# Task brief
Give the listing again exactly, omitting its images.

** Start of Supplied information **

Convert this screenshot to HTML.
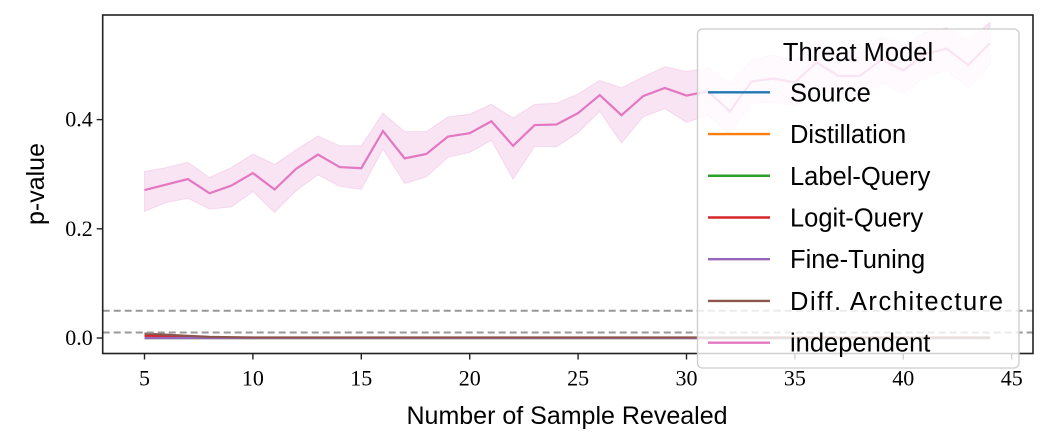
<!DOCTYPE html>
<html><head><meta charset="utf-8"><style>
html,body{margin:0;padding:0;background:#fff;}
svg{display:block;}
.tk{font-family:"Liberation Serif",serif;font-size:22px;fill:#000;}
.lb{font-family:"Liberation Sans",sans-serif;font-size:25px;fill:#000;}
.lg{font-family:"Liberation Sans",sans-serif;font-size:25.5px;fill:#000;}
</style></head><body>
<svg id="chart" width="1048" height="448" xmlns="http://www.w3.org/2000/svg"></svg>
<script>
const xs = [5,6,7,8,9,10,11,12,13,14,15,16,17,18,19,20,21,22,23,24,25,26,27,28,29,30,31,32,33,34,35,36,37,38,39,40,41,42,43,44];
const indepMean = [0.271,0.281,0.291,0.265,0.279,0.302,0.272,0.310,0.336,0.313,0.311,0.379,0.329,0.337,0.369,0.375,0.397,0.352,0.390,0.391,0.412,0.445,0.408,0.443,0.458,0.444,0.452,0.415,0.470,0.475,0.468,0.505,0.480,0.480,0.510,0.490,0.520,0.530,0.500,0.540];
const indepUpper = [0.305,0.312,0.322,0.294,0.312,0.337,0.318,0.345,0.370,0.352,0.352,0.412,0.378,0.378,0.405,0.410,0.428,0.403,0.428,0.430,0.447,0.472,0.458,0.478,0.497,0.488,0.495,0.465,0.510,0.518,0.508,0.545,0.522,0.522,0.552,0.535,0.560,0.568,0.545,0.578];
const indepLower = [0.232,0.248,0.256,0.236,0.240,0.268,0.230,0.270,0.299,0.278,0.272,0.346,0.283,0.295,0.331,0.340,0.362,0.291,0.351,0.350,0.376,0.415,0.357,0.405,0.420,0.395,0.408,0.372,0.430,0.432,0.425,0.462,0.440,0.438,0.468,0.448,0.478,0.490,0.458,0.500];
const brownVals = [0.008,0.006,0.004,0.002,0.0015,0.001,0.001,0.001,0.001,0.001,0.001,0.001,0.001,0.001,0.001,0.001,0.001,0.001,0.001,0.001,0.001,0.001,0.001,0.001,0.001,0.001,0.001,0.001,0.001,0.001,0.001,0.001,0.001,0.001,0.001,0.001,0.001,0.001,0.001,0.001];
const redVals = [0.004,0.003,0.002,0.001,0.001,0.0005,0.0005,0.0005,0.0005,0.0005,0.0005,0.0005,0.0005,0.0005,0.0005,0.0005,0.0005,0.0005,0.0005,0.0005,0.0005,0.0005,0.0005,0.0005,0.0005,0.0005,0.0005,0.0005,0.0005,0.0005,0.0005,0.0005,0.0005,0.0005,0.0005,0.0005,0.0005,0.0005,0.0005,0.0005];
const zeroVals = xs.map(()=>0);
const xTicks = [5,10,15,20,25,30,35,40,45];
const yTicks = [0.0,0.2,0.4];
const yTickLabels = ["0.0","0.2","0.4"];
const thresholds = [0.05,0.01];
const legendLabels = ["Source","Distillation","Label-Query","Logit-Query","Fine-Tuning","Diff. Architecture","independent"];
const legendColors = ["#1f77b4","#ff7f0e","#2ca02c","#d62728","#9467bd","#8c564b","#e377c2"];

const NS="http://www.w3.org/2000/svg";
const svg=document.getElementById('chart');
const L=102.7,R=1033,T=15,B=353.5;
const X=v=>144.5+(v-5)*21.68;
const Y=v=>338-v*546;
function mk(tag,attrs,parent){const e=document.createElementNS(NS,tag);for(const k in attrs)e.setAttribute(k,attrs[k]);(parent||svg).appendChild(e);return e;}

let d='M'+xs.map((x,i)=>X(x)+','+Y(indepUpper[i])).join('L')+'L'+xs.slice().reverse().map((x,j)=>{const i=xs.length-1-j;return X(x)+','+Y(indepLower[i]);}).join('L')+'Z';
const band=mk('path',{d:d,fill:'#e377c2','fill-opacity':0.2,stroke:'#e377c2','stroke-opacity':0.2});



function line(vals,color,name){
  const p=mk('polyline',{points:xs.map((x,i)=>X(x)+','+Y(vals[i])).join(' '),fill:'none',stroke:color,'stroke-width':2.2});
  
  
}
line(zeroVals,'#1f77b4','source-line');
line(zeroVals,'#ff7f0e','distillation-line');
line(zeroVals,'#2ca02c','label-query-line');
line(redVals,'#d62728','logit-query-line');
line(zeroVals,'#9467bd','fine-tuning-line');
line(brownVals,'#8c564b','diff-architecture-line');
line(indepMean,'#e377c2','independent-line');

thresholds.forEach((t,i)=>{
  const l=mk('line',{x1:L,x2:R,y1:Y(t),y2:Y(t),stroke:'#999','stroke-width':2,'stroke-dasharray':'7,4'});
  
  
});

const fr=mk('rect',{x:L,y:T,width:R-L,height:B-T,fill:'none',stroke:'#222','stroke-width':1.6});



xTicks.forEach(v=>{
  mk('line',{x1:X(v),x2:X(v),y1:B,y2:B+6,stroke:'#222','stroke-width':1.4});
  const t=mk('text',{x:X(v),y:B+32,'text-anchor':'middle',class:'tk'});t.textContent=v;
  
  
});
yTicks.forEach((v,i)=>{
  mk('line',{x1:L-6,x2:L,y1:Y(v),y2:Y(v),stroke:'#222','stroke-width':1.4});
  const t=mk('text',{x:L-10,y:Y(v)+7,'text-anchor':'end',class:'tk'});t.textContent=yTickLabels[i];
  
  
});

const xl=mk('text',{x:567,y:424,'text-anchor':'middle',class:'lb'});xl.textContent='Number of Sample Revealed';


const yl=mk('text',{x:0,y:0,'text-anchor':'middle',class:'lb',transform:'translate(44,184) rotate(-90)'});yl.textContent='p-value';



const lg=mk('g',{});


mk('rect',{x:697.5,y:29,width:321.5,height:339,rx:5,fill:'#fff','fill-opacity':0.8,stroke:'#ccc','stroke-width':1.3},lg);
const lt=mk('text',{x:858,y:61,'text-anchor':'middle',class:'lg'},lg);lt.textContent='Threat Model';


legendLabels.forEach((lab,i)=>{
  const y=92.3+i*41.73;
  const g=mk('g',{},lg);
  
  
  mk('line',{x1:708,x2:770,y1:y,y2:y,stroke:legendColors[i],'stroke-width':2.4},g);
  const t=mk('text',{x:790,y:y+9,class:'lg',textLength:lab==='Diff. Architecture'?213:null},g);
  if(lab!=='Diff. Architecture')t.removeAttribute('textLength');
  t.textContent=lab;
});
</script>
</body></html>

** End of Supplied information **

# Output for this task
Convert this screenshot to HTML.
<!DOCTYPE html>
<html><head><meta charset="utf-8"><style>
html,body{margin:0;padding:0;background:#fff;}
svg{display:block;}
.tk{font-family:"Liberation Serif",serif;font-size:22px;fill:#000;}
.lb{font-family:"Liberation Sans",sans-serif;font-size:25px;fill:#000;}
.lg{font-family:"Liberation Sans",sans-serif;font-size:25.5px;fill:#000;}
</style></head><body>
<svg id="chart" width="1048" height="448" xmlns="http://www.w3.org/2000/svg"></svg>
<script>
const xs = [5,6,7,8,9,10,11,12,13,14,15,16,17,18,19,20,21,22,23,24,25,26,27,28,29,30,31,32,33,34,35,36,37,38,39,40,41,42,43,44];
const indepMean = [0.271,0.281,0.291,0.265,0.279,0.302,0.272,0.310,0.336,0.313,0.311,0.379,0.329,0.337,0.369,0.375,0.397,0.352,0.390,0.391,0.412,0.445,0.408,0.443,0.458,0.444,0.452,0.415,0.470,0.475,0.468,0.505,0.480,0.480,0.510,0.490,0.520,0.530,0.500,0.540];
const indepUpper = [0.305,0.312,0.322,0.294,0.312,0.337,0.318,0.345,0.370,0.352,0.352,0.412,0.378,0.378,0.405,0.410,0.428,0.403,0.428,0.430,0.447,0.472,0.458,0.478,0.497,0.488,0.495,0.465,0.510,0.518,0.508,0.545,0.522,0.522,0.552,0.535,0.560,0.568,0.545,0.578];
const indepLower = [0.232,0.248,0.256,0.236,0.240,0.268,0.230,0.270,0.299,0.278,0.272,0.346,0.283,0.295,0.331,0.340,0.362,0.291,0.351,0.350,0.376,0.415,0.357,0.405,0.420,0.395,0.408,0.372,0.430,0.432,0.425,0.462,0.440,0.438,0.468,0.448,0.478,0.490,0.458,0.500];
const brownVals = [0.008,0.006,0.004,0.002,0.0015,0.001,0.001,0.001,0.001,0.001,0.001,0.001,0.001,0.001,0.001,0.001,0.001,0.001,0.001,0.001,0.001,0.001,0.001,0.001,0.001,0.001,0.001,0.001,0.001,0.001,0.001,0.001,0.001,0.001,0.001,0.001,0.001,0.001,0.001,0.001];
const redVals = [0.004,0.003,0.002,0.001,0.001,0.0005,0.0005,0.0005,0.0005,0.0005,0.0005,0.0005,0.0005,0.0005,0.0005,0.0005,0.0005,0.0005,0.0005,0.0005,0.0005,0.0005,0.0005,0.0005,0.0005,0.0005,0.0005,0.0005,0.0005,0.0005,0.0005,0.0005,0.0005,0.0005,0.0005,0.0005,0.0005,0.0005,0.0005,0.0005];
const zeroVals = xs.map(()=>0);
const xTicks = [5,10,15,20,25,30,35,40,45];
const yTicks = [0.0,0.2,0.4];
const yTickLabels = ["0.0","0.2","0.4"];
const thresholds = [0.05,0.01];
const legendLabels = ["Source","Distillation","Label-Query","Logit-Query","Fine-Tuning","Diff. Architecture","independent"];
const legendColors = ["#1f77b4","#ff7f0e","#2ca02c","#d62728","#9467bd","#8c564b","#e377c2"];

const NS="http://www.w3.org/2000/svg";
const svg=document.getElementById('chart');
const L=102.7,R=1033,T=15,B=353.5;
const X=v=>144.5+(v-5)*21.68;
const Y=v=>338-v*546;
function mk(tag,attrs,parent){const e=document.createElementNS(NS,tag);for(const k in attrs)e.setAttribute(k,attrs[k]);(parent||svg).appendChild(e);return e;}

let d='M'+xs.map((x,i)=>X(x)+','+Y(indepUpper[i])).join('L')+'L'+xs.slice().reverse().map((x,j)=>{const i=xs.length-1-j;return X(x)+','+Y(indepLower[i]);}).join('L')+'Z';
const band=mk('path',{d:d,fill:'#e377c2','fill-opacity':0.2,stroke:'#e377c2','stroke-opacity':0.2});



function line(vals,color,name){
  const p=mk('polyline',{points:xs.map((x,i)=>X(x)+','+Y(vals[i])).join(' '),fill:'none',stroke:color,'stroke-width':2.2});
  
  
}
line(zeroVals,'#1f77b4','source-line');
line(zeroVals,'#ff7f0e','distillation-line');
line(zeroVals,'#2ca02c','label-query-line');
line(redVals,'#d62728','logit-query-line');
line(zeroVals,'#9467bd','fine-tuning-line');
line(brownVals,'#8c564b','diff-architecture-line');
line(indepMean,'#e377c2','independent-line');

thresholds.forEach((t,i)=>{
  const l=mk('line',{x1:L,x2:R,y1:Y(t),y2:Y(t),stroke:'#999','stroke-width':2,'stroke-dasharray':'7,4'});
  
  
});

const fr=mk('rect',{x:L,y:T,width:R-L,height:B-T,fill:'none',stroke:'#222','stroke-width':1.6});



xTicks.forEach(v=>{
  mk('line',{x1:X(v),x2:X(v),y1:B,y2:B+6,stroke:'#222','stroke-width':1.4});
  const t=mk('text',{x:X(v),y:B+32,'text-anchor':'middle',class:'tk'});t.textContent=v;
  
  
});
yTicks.forEach((v,i)=>{
  mk('line',{x1:L-6,x2:L,y1:Y(v),y2:Y(v),stroke:'#222','stroke-width':1.4});
  const t=mk('text',{x:L-10,y:Y(v)+7,'text-anchor':'end',class:'tk'});t.textContent=yTickLabels[i];
  
  
});

const xl=mk('text',{x:567,y:424,'text-anchor':'middle',class:'lb'});xl.textContent='Number of Sample Revealed';


const yl=mk('text',{x:0,y:0,'text-anchor':'middle',class:'lb',transform:'translate(44,184) rotate(-90)'});yl.textContent='p-value';



const lg=mk('g',{});


mk('rect',{x:697.5,y:29,width:321.5,height:339,rx:5,fill:'#fff','fill-opacity':0.8,stroke:'#ccc','stroke-width':1.3},lg);
const lt=mk('text',{x:858,y:61,'text-anchor':'middle',class:'lg'},lg);lt.textContent='Threat Model';


legendLabels.forEach((lab,i)=>{
  const y=92.3+i*41.73;
  const g=mk('g',{},lg);
  
  
  mk('line',{x1:708,x2:770,y1:y,y2:y,stroke:legendColors[i],'stroke-width':2.4},g);
  const t=mk('text',{x:790,y:y+9,class:'lg',textLength:lab==='Diff. Architecture'?213:null},g);
  if(lab!=='Diff. Architecture')t.removeAttribute('textLength');
  t.textContent=lab;
});
</script>
</body></html>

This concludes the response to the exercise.